アルバムの裏ジャケットには、ボウイ自らのコメントとして、「これらの曲は64~67年のロンドンで流行った自分の好きな曲。多くのバンドはマーキーなどのクラブ・サーキットで演奏していた。うち、いくつかのバンドはまだ存在している。」と記されています。

これからご紹介する曲のオリジナルを創ったバンド名は、当時のロンドンのロック・シーンで評判になったものばかりですし、当時の熱い息遣いを感じさせるナンバーばかりです。

もちろん、ボウイならではの、特に前作の「Aladdin Sane」のような前衛的なピアノが間奏に入る曲もあり、当時における現代性も加味してた内容になっています。前作でストーンズの「Let's Spend the Night Together」をカヴァーしたことが、このアルバムにつながった感じもいたします。

いずれにしても、こういった曲たちが、ボウイのグラム・ロックを生み出す源泉になっていたことがわかります。

① Rosalyn
② Here Comes the Night
 オープニングはザ・プリティ・シングスの①からスタート。なんとなく、ボ・ディドリーを思い出させるギターの音が印象的な、小刻みなリズム感のナンバー。②はヴァン・モリソンが在籍したことで有名なゼムのナンバー。ホーン・セクションも入り、オリジナル以上に厚みのあるアレンジです。
http://www.youtube.com/watch?v=Eyv00KsytDo

③ I Wish I Would
④ See Emily Play
⑤ Everything,s Alright
 ③はザ・ヤードバーズが取り上げていたナンバーで、オリジナルはシカゴのブルーズ・ミュージシャン、ビリー・ボーイ・アーノルド。ヤードバーズのヴァージョンは、ほぼ全史を通じて録音が残っているようです。シド・バレット在籍時のピンク・フロイドのヒット曲④もカヴァー。この曲は確かにボウイに似合ってます。ザ・モージョーズの64年にヒットした⑤では、ビート・バンド風のナンバーをご機嫌なロックン・ロール・アレンジで聞かせます。
http://www.youtube.com/watch?v=yytTqi2CNvE

⑥ I Can,t Explain
そして、A面ラストを飾るのは、ザ・フーのデビュー曲⑥。ボウイもザ・フーが好きだったんですね。オリジナルよりは、ゆったりとしたアレンジです。


⑦ Friday on My Mind
⑧ Sorrow
 マルコムとアンガスのお兄さん、ジョージ・ヤングが在籍していたことでも有名なオーストラリア出身のバンド、ジ・イージービーツのナンバー⑦からB面がスタート。シングル・カットされた⑧は、リヴァプール出身のザ・マージーズがヒットさせた、USのザ・マッコイズがオリジナルのナンバー。
http://www.youtube.com/watch?v=LxDVc80Z3FI

⑨ Don,t Bring Me Down
⑩ Shapes of Things
 ⑨は再びザ・プリティ・シングスのハードなナンバー。⑩も再びザ・ヤードバーズのナンバー。こちらはジェフ・ベック時代のシングル・ナンバー。

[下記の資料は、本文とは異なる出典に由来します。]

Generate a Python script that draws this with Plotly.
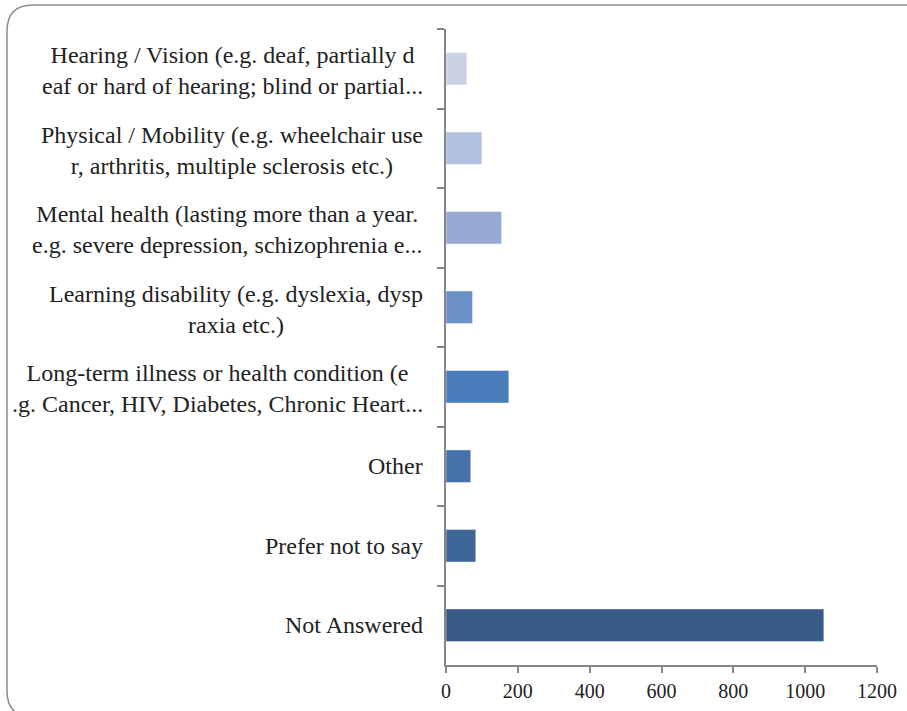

⑪ Anyway, Anyhow, Anywhere
⑫ Where Have All the Good Times Gone
 さらに⑪では再びザ・フーの登場。⑥に続く2ndシングルとして発表されたナンバー。こちらはほぼオリジナルに忠実なアレンジです。そして、ラストに持って来たのは、ザ・キンクスの3rdアルバムに収録されたナンバー。「Till the End of the Day」のB面でもあったようです。さらに、このアルバムに取り上げられたことで、パイ・レコードはキンクス・ヴァージョンをシングルで発表したのだそうです。
http://www.youtube.com/watch?v=08tCskqM5Y4


この手のカヴァー・アルバムには珍しく、時期と地域がほぼ同じナンバーを集め、アルバム全体としての統一感を保っているのが興味深いですね。

原点を回帰を目指し、新たな展開を目論むボウイの気合いを感じる1枚です。